SUPPLIED DATA:
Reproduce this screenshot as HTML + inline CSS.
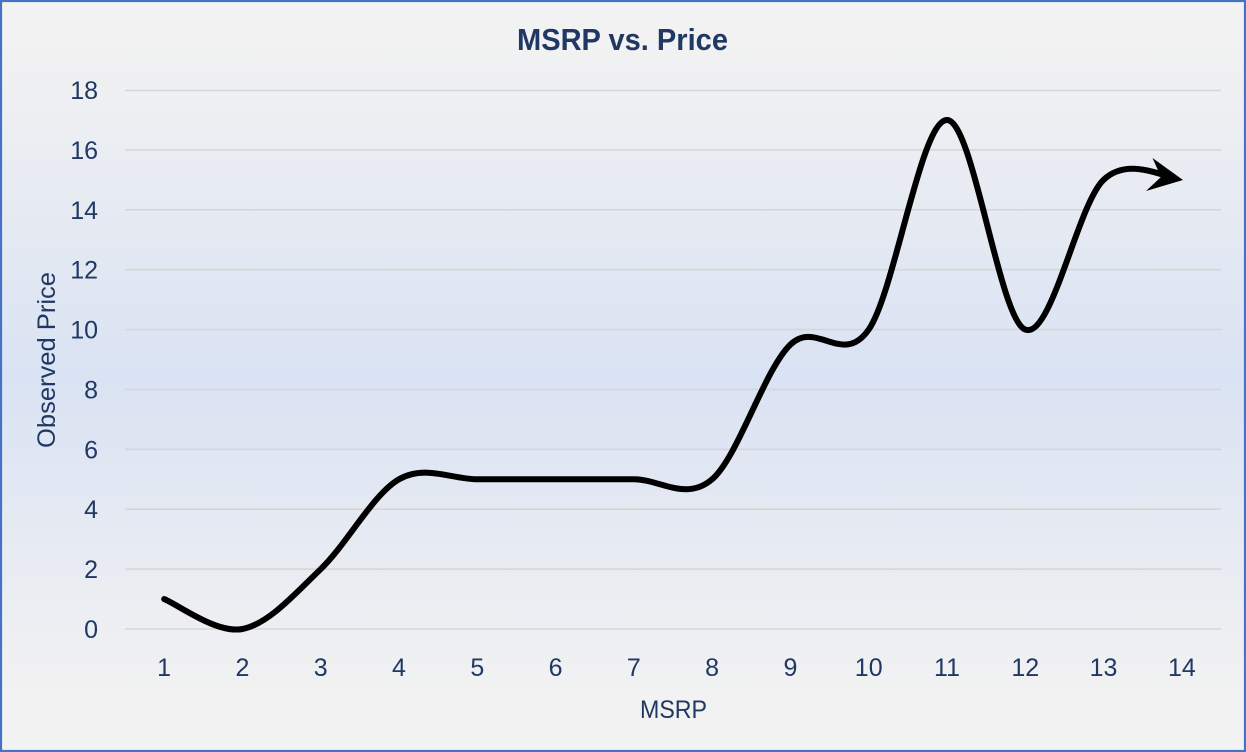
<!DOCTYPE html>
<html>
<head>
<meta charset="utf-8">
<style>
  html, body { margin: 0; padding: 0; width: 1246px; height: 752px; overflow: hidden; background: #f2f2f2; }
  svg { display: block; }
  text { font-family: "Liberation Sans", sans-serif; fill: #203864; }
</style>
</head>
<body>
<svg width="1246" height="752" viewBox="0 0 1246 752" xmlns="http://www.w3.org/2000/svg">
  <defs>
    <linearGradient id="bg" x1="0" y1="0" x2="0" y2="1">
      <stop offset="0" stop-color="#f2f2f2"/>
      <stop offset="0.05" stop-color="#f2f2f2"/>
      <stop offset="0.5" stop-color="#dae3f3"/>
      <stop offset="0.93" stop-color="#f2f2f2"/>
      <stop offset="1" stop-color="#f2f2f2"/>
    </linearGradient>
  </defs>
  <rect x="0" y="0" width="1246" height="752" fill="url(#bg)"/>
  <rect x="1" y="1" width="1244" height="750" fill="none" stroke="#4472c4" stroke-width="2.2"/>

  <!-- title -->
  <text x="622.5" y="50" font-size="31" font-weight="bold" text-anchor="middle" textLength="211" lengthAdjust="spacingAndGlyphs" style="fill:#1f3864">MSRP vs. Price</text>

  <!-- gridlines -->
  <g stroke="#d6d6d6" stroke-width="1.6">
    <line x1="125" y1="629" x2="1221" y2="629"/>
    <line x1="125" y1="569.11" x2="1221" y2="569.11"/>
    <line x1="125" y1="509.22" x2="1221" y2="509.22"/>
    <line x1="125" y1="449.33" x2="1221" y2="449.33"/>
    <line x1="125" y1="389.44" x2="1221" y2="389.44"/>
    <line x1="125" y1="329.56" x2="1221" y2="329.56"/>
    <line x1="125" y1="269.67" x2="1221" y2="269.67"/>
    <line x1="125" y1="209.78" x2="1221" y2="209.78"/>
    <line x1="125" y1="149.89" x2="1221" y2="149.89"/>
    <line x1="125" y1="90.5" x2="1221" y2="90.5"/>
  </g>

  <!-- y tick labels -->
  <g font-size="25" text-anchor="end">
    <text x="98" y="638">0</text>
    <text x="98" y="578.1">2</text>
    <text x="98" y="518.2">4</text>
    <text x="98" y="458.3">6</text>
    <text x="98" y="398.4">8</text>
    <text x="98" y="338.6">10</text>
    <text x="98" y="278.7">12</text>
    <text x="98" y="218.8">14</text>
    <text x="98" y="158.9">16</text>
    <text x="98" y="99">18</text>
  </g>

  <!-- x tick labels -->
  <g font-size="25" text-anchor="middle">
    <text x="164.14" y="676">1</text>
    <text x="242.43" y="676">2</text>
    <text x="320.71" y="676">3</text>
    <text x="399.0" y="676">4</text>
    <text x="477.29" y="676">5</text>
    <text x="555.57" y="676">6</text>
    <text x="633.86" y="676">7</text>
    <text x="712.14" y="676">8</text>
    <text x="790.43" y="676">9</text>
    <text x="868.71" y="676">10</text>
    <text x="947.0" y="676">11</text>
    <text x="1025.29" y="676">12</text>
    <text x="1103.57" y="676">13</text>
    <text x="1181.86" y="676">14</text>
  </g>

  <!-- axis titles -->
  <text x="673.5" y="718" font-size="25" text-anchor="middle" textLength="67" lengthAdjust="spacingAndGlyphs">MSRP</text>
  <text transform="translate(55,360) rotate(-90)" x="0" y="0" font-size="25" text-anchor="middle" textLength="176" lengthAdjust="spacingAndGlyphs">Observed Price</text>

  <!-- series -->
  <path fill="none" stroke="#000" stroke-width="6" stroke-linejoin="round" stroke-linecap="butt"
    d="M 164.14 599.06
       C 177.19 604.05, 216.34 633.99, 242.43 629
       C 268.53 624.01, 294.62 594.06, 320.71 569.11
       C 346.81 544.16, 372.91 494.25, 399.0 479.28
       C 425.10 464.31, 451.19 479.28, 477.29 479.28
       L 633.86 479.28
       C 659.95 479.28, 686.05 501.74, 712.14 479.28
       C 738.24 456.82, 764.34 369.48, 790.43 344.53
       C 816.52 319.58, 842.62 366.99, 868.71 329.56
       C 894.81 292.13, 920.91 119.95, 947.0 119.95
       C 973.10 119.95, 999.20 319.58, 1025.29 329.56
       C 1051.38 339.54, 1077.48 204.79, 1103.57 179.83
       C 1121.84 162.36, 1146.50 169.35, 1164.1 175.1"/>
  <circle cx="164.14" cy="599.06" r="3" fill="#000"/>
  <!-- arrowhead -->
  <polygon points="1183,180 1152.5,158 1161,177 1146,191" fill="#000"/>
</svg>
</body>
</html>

GOAL: Transcribe the listing in full and omit the pictures.

RESPONSE TO THIS TASK:
Reproduce this screenshot as HTML + inline CSS.
<!DOCTYPE html>
<html>
<head>
<meta charset="utf-8">
<style>
  html, body { margin: 0; padding: 0; width: 1246px; height: 752px; overflow: hidden; background: #f2f2f2; }
  svg { display: block; }
  text { font-family: "Liberation Sans", sans-serif; fill: #203864; }
</style>
</head>
<body>
<svg width="1246" height="752" viewBox="0 0 1246 752" xmlns="http://www.w3.org/2000/svg">
  <defs>
    <linearGradient id="bg" x1="0" y1="0" x2="0" y2="1">
      <stop offset="0" stop-color="#f2f2f2"/>
      <stop offset="0.05" stop-color="#f2f2f2"/>
      <stop offset="0.5" stop-color="#dae3f3"/>
      <stop offset="0.93" stop-color="#f2f2f2"/>
      <stop offset="1" stop-color="#f2f2f2"/>
    </linearGradient>
  </defs>
  <rect x="0" y="0" width="1246" height="752" fill="url(#bg)"/>
  <rect x="1" y="1" width="1244" height="750" fill="none" stroke="#4472c4" stroke-width="2.2"/>

  <!-- title -->
  <text x="622.5" y="50" font-size="31" font-weight="bold" text-anchor="middle" textLength="211" lengthAdjust="spacingAndGlyphs" style="fill:#1f3864">MSRP vs. Price</text>

  <!-- gridlines -->
  <g stroke="#d6d6d6" stroke-width="1.6">
    <line x1="125" y1="629" x2="1221" y2="629"/>
    <line x1="125" y1="569.11" x2="1221" y2="569.11"/>
    <line x1="125" y1="509.22" x2="1221" y2="509.22"/>
    <line x1="125" y1="449.33" x2="1221" y2="449.33"/>
    <line x1="125" y1="389.44" x2="1221" y2="389.44"/>
    <line x1="125" y1="329.56" x2="1221" y2="329.56"/>
    <line x1="125" y1="269.67" x2="1221" y2="269.67"/>
    <line x1="125" y1="209.78" x2="1221" y2="209.78"/>
    <line x1="125" y1="149.89" x2="1221" y2="149.89"/>
    <line x1="125" y1="90.5" x2="1221" y2="90.5"/>
  </g>

  <!-- y tick labels -->
  <g font-size="25" text-anchor="end">
    <text x="98" y="638">0</text>
    <text x="98" y="578.1">2</text>
    <text x="98" y="518.2">4</text>
    <text x="98" y="458.3">6</text>
    <text x="98" y="398.4">8</text>
    <text x="98" y="338.6">10</text>
    <text x="98" y="278.7">12</text>
    <text x="98" y="218.8">14</text>
    <text x="98" y="158.9">16</text>
    <text x="98" y="99">18</text>
  </g>

  <!-- x tick labels -->
  <g font-size="25" text-anchor="middle">
    <text x="164.14" y="676">1</text>
    <text x="242.43" y="676">2</text>
    <text x="320.71" y="676">3</text>
    <text x="399.0" y="676">4</text>
    <text x="477.29" y="676">5</text>
    <text x="555.57" y="676">6</text>
    <text x="633.86" y="676">7</text>
    <text x="712.14" y="676">8</text>
    <text x="790.43" y="676">9</text>
    <text x="868.71" y="676">10</text>
    <text x="947.0" y="676">11</text>
    <text x="1025.29" y="676">12</text>
    <text x="1103.57" y="676">13</text>
    <text x="1181.86" y="676">14</text>
  </g>

  <!-- axis titles -->
  <text x="673.5" y="718" font-size="25" text-anchor="middle" textLength="67" lengthAdjust="spacingAndGlyphs">MSRP</text>
  <text transform="translate(55,360) rotate(-90)" x="0" y="0" font-size="25" text-anchor="middle" textLength="176" lengthAdjust="spacingAndGlyphs">Observed Price</text>

  <!-- series -->
  <path fill="none" stroke="#000" stroke-width="6" stroke-linejoin="round" stroke-linecap="butt"
    d="M 164.14 599.06
       C 177.19 604.05, 216.34 633.99, 242.43 629
       C 268.53 624.01, 294.62 594.06, 320.71 569.11
       C 346.81 544.16, 372.91 494.25, 399.0 479.28
       C 425.10 464.31, 451.19 479.28, 477.29 479.28
       L 633.86 479.28
       C 659.95 479.28, 686.05 501.74, 712.14 479.28
       C 738.24 456.82, 764.34 369.48, 790.43 344.53
       C 816.52 319.58, 842.62 366.99, 868.71 329.56
       C 894.81 292.13, 920.91 119.95, 947.0 119.95
       C 973.10 119.95, 999.20 319.58, 1025.29 329.56
       C 1051.38 339.54, 1077.48 204.79, 1103.57 179.83
       C 1121.84 162.36, 1146.50 169.35, 1164.1 175.1"/>
  <circle cx="164.14" cy="599.06" r="3" fill="#000"/>
  <!-- arrowhead -->
  <polygon points="1183,180 1152.5,158 1161,177 1146,191" fill="#000"/>
</svg>
</body>
</html>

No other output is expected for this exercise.